▼▼▼

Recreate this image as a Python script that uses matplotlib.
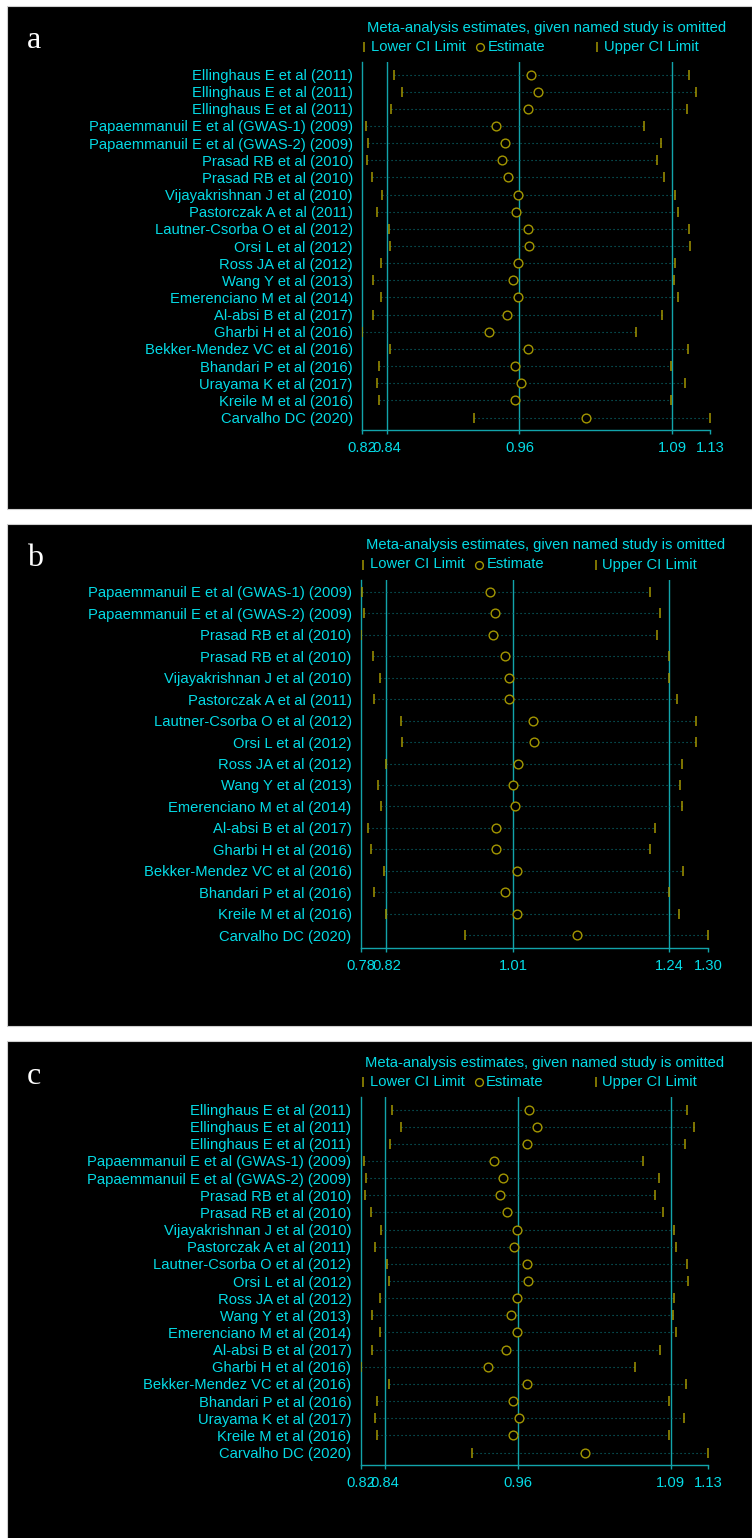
import numpy as np
import matplotlib
matplotlib.use('Agg')
import matplotlib.pyplot as plt
from matplotlib.patches import Rectangle

# studies omitted one at a time (panels a and c use the same set)
studies_ac = [
    'Ellinghaus E et al (2011)', 'Ellinghaus E et al (2011)', 'Ellinghaus E et al (2011)',
    'Papaemmanuil E et al (GWAS-1) (2009)', 'Papaemmanuil E et al (GWAS-2) (2009)',
    'Prasad RB et al (2010)', 'Prasad RB et al (2010)', 'Vijayakrishnan J et al (2010)',
    'Pastorczak A et al (2011)', 'Lautner-Csorba O et al (2012)', 'Orsi L et al (2012)',
    'Ross JA et al (2012)', 'Wang Y et al (2013)', 'Emerenciano M et al (2014)',
    'Al-absi B et al (2017)', 'Gharbi H et al (2016)', 'Bekker-Mendez VC et al (2016)',
    'Bhandari P et al (2016)', 'Urayama K et al (2017)', 'Kreile M et al (2016)',
    'Carvalho DC (2020)',
]
lower_ac = [0.844, 0.852, 0.842, 0.819, 0.821, 0.820, 0.825, 0.834, 0.829, 0.840, 0.841,
            0.833, 0.826, 0.833, 0.826, 0.816, 0.841, 0.831, 0.829, 0.831, 0.916]
est_ac = [0.967, 0.974, 0.965, 0.936, 0.944, 0.941, 0.947, 0.956, 0.954, 0.965, 0.966,
          0.956, 0.951, 0.956, 0.946, 0.930, 0.965, 0.953, 0.958, 0.953, 1.017]
upper_ac = [1.109, 1.115, 1.107, 1.069, 1.084, 1.080, 1.087, 1.097, 1.099, 1.109, 1.110,
            1.097, 1.096, 1.099, 1.085, 1.062, 1.108, 1.093, 1.106, 1.093, 1.128]
overall_ac = [0.838, 0.957, 1.094]   # lower CI, pooled estimate, upper CI

studies_b = [
    'Papaemmanuil E et al (GWAS-1) (2009)', 'Papaemmanuil E et al (GWAS-2) (2009)',
    'Prasad RB et al (2010)', 'Prasad RB et al (2010)', 'Vijayakrishnan J et al (2010)',
    'Pastorczak A et al (2011)', 'Lautner-Csorba O et al (2012)', 'Orsi L et al (2012)',
    'Ross JA et al (2012)', 'Wang Y et al (2013)', 'Emerenciano M et al (2014)',
    'Al-absi B et al (2017)', 'Gharbi H et al (2016)', 'Bekker-Mendez VC et al (2016)',
    'Bhandari P et al (2016)', 'Kreile M et al (2016)', 'Carvalho DC (2020)',
]
lower_b = [0.781, 0.784, 0.780, 0.798, 0.809, 0.799, 0.840, 0.842, 0.817, 0.806, 0.810,
           0.790, 0.795, 0.815, 0.800, 0.817, 0.936]
est_b = [0.973, 0.981, 0.977, 0.995, 1.002, 1.001, 1.038, 1.039, 1.015, 1.007, 1.011,
         0.982, 0.982, 1.014, 0.996, 1.013, 1.103]
upper_b = [1.212, 1.227, 1.223, 1.241, 1.241, 1.253, 1.281, 1.281, 1.261, 1.257, 1.260,
           1.220, 1.213, 1.262, 1.241, 1.256, 1.300]
overall_b = [0.818, 1.008, 1.241]

TITLE = 'Meta-analysis estimates, given named study is omitted'
CYAN = '#05dbe6'
TEAL = '#12a4ab'
DOTS = '#0b7378'
OLIVE = '#a39600'
SANS = 'Liberation Sans'
FS = 10.6

W, H = 752, 1538
fig = plt.figure(figsize=(W / 100, H / 100), dpi=100, facecolor='white')

# pixel-space canvas for the panel backgrounds, letters and legends
canvas = fig.add_axes([0, 0, 1, 1])
canvas.set_xlim(0, W)
canvas.set_ylim(H, 0)
canvas.axis('off')


def px_rect(x0, y0, x1, y1):
    return [x0 / W, 1 - y1 / H, (x1 - x0) / W, (y1 - y0) / H]


def draw_panel(letter, top, bottom, x0, x1, labels, lo, est, hi, overall):
    canvas.add_patch(Rectangle((7, top), W - 7, bottom - top, facecolor='black',
                               edgecolor='#cfcfcf', lw=0.8, zorder=0))
    canvas.text(27, top + 35, letter, family='Liberation Serif', size=23,
                color='white', va='center', ha='left')
    canvas.text(x0 + 4.5, top + 22, TITLE, family=SANS, size=FS, color=CYAN,
                va='center', ha='left')

    ly = top + 41
    canvas.plot([x0 + 2], [ly], marker='|', ms=7.5, mew=1.1, color=OLIVE, ls='none')
    canvas.text(x0 + 9, ly, 'Lower CI Limit', family=SANS, size=FS, color=CYAN, va='center')
    canvas.plot([x0 + 118], [ly], marker='o', ms=5.6, mew=1.0, mfc='none', mec=OLIVE, ls='none')
    canvas.text(x0 + 125.5, ly, 'Estimate', family=SANS, size=FS, color=CYAN, va='center')
    canvas.plot([x0 + 235], [ly], marker='|', ms=7.5, mew=1.1, color=OLIVE, ls='none')
    canvas.text(x0 + 241.5, ly, 'Upper CI Limit', family=SANS, size=FS, color=CYAN, va='center')

    ytop = top + 56
    hgt = 368
    ax = fig.add_axes(px_rect(x0, ytop, x1, ytop + hgt))
    ax.set_facecolor('none')
    n = len(labels)
    rows = np.arange(n)
    step = (hgt - 25) / (n - 1)
    ax.set_ylim(n - 1 + 12.5 / step, -12.5 / step)
    ax.set_xlim(min(lo), max(hi))

    for v in overall:
        ax.axvline(v, color=TEAL, lw=1.0, zorder=1)
    ax.hlines(rows, lo, hi, colors=DOTS, linestyles=[(0, (1, 2.6))], lw=0.8, zorder=2)
    ax.plot(lo, rows, ls='none', marker='|', ms=7.2, mew=1.1, color=OLIVE, zorder=3)
    ax.plot(hi, rows, ls='none', marker='|', ms=7.2, mew=1.1, color=OLIVE, zorder=3)
    ax.plot(est, rows, ls='none', marker='o', ms=6.3, mew=1.0, mfc='black', mec=OLIVE, zorder=4)

    ticks = [min(lo)] + list(overall) + [max(hi)]
    ax.set_xticks(ticks, ['%.2f' % t for t in ticks])
    ax.set_yticks(rows, labels)
    ax.tick_params(axis='x', colors=TEAL, length=3, width=1.0, pad=5,
                   labelcolor=CYAN, labelsize=FS)
    ax.tick_params(axis='y', length=0, pad=6.8, labelcolor=CYAN, labelsize=FS)
    for t in ax.get_xticklabels() + ax.get_yticklabels():
        t.set_family(SANS)
    for side in ('top', 'right'):
        ax.spines[side].set_visible(False)
    for side in ('left', 'bottom'):
        ax.spines[side].set_color(TEAL)
        ax.spines[side].set_linewidth(1.0)


draw_panel('a', 6, 509, 362.3, 710.0, studies_ac, lower_ac, est_ac, upper_ac, overall_ac)
draw_panel('b', 523.5, 1026, 361.0, 708.3, studies_b, lower_b, est_b, upper_b, overall_b)
draw_panel('c', 1041, 1545, 360.7, 708.4, studies_ac, lower_ac, est_ac, upper_ac, overall_ac)

fig.savefig('out.png', dpi=100, facecolor='white')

▲▲▲

**What needs to be done:** Go from the first line of the data above to the line containing "from matplotlib.patches import Rectangle" and retype exactly those lines, both included, but none of the pictures.

**Solution:**
Recreate this image as a Python script that uses matplotlib.
import numpy as np
import matplotlib
matplotlib.use('Agg')
import matplotlib.pyplot as plt
from matplotlib.patches import Rectangle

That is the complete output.